Conclusions & Applications
The whole point of this passage is that human beings have a tendency to aim terribly low. To think that if we just had that one other thing then our life would be complete is a ridiculous folly because it sells life so short. Compared to the glory of God, the Kingdom of God coming in this world in history, everything else is pocket change. Covetousness is lowballing God, the universe, the gospel, and yourself. Covetousness is obsessing over pennies and nickels and maybe some really shiny quarters, when your Father in Heaven is the author and possessor of all the wealth in the universe.
This is why Jesus says not to worry about what you will eat or drink (Lk. 12:29).
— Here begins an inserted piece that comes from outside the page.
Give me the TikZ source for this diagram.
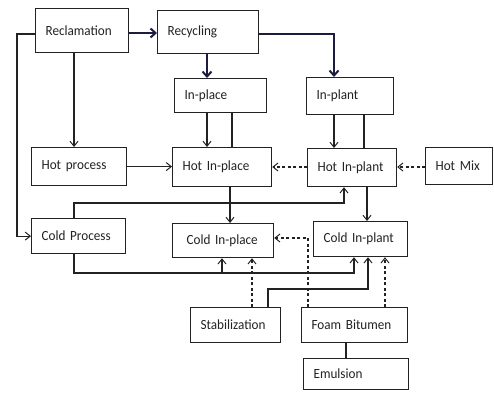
\documentclass[tikz,border=0pt]{standalone}
\usepackage{fontspec}
\setmainfont{Carlito}[FakeStretch=0.94]
\usetikzlibrary{arrows.meta}
\definecolor{ink}{HTML}{222222}
\definecolor{navy}{HTML}{1C1C40}
\hyphenpenalty=10000
\exhyphenpenalty=10000
\begin{document}
\begin{tikzpicture}[x=1pt,y=-1pt,
  box/.style={draw=ink, line width=1.2pt, rectangle, anchor=north west, inner xsep=10pt, inner ysep=0pt, align=left, text=ink, font=\fontsize{14}{16}\selectfont},
  conn/.style={draw=ink, line width=1.2pt},
  arr/.style={conn, -{Straight Barb[length=5pt,width=8pt,line width=1pt]}},
  darr/.style={arr, dashed, dash pattern=on 3pt off 2.5pt},
  thickarr/.style={draw=navy, line width=2.4pt, -{Straight Barb[length=5pt,width=9pt,line width=2pt]}}]
\useasboundingbox (0,0) rectangle (494,393);
% boxes
\node[box, text width=73pt, minimum height=44pt] (recl) at (35,8) {Reclamation};
\node[box, text width=81pt, minimum height=43pt] (recy) at (157,10) {Recycling};
\node[box, text width=72pt, minimum height=34pt] (inplace) at (174,78) {In-place};
\node[box, text width=67pt, minimum height=37pt] (inplant) at (306,77) {In-plant};
\node[box, text width=75pt, minimum height=38pt] (hotproc) at (31,147) {Hot process};
\node[box, text width=79pt, minimum height=39pt] (hotinplace) at (172,147) {Hot In-place};
\node[box, text width=69pt, minimum height=38pt] (hotinplant) at (307,148) {Hot In-plant};
\node[box, text width=47pt, minimum height=37pt] (hotmix) at (425,147) {Hot Mix};
\node[box, text width=74pt, minimum height=35pt] (coldproc) at (31,218) {Cold Process};
\node[box, minimum height=34pt, inner xsep=14pt, text width=73pt] (coldinplace) at (172,223) {Cold In-place};
\node[box, text width=74pt, minimum height=35pt] (coldinplant) at (313,221) {Cold In-plant};
\node[box, text width=70pt, minimum height=35pt] (stab) at (190,307) {Stabilization};
\node[box, text width=86pt, minimum height=35pt] (foam) at (301,307) {Foam Bitumen};
\node[box, text width=85pt, minimum height=31pt] (emul) at (303,358) {Emulsion};
% corner coordinates
\coordinate (rL) at (17,34);
\coordinate (cpTop) at (74,203);
\coordinate (cpBot) at (74,273);
\coordinate (stTurn) at (268,289);
\coordinate (fbTurn) at (308,238);
% thick recycling arrows
\draw[thickarr] (recl.east |- 0,33) -- (recy.west |- 0,33);
\draw[thickarr] (recy.east |- 0,34) -| (334,0 |- inplant.north);
\draw[thickarr] (207,0 |- recy.south) -- (207,0 |- inplace.north);
% reclamation branches
\draw[arr] (74,0 |- recl.south) -- (74,0 |- hotproc.north);
\draw[arr] (recl.west |- rL) -- (rL) |- (coldproc.west);
% hot level
\draw[arr] (hotproc.east) -- (hotproc.east -| hotinplace.west);
\draw[arr] (207,0 |- inplace.south) -- (207,0 |- hotinplace.north);
\draw[conn] (232,0 |- inplace.south) -- (232,0 |- hotinplace.north);
\draw[arr] (334,0 |- inplant.south) -- (334,0 |- hotinplant.north);
\draw[conn] (364,0 |- inplant.south) -- (364,0 |- hotinplant.north);
\draw[darr] (hotinplant.west |- 0,167) -- (hotinplace.east |- 0,167);
\draw[darr] (hotmix.west |- 0,167) -- (hotinplant.east |- 0,167);
% cold level
\draw[arr] (230,0 |- hotinplace.south) -- (230,0 |- coldinplace.north);
\draw[arr] (367,0 |- hotinplant.south) -- (367,0 |- coldinplant.north);
\draw[arr] (74,0 |- coldproc.north) -- (cpTop) -| (344,0 |- hotinplant.south);
\draw[arr] (74,0 |- coldproc.south) -- (cpBot) -| (354,0 |- coldinplant.south);
\draw[arr] (222,0 |- cpBot) -- (222,0 |- coldinplace.south);
\draw[darr] (308,0 |- foam.north) -- (fbTurn) -- (fbTurn -| coldinplace.east);
% bottom inputs
\draw[darr] (252,0 |- stab.north) -- (252,0 |- coldinplace.south);
\draw[arr] (stTurn |- stab.north) -- (stTurn) -| (368,0 |- coldinplant.south);
\draw[darr] (385,0 |- foam.north) -- (385,0 |- coldinplant.south);
\draw[conn] (346,0 |- foam.south) -- (346,0 |- emul.north);
\end{tikzpicture}
\end{document}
The nations of the world have to stress about those things because they don’t know your Father. But your Father knows that you need all these things, and He’s already made arrangements for all of them (Lk. 12:30). Rather than bothering with those little, petty details, He wants you to be concerned with the Kingdom of God (Lk. 12:31). Are you focused on the mission of God, the Kingdom of God? Are you seeking His Kingdom first? Or are you preoccupied with these other things?
What does that mean? It means that your goal is to see every knee bow and every tongue confess that Jesus Christ is Lord. Your goal is to see every human being, every man, woman, and child made in the image of God living up to their full potential in Christ. Covetousness always collapses into a materialistic worldview because it says that life consists of things. But Jesus says this is foolish. And He says that this folly is rooted in fear. Jesus says, “Fear not, little flock; for it is your Father’s good pleasure to give you the Kingdom” (Lk. 12:32). That’s good news. And the good news of that Kingdom is found in Jesus. It’s the Father’s good pleasure to give you the Kingdom because Jesus is His Son in whom He is well pleased. Jesus is the treasure of the Kingdom. And he who has the Son has the Life. This translates into radical generosity, “moneybags that do not grow old,” (Lk. 12:33) and the kind resources to build cultures of beauty.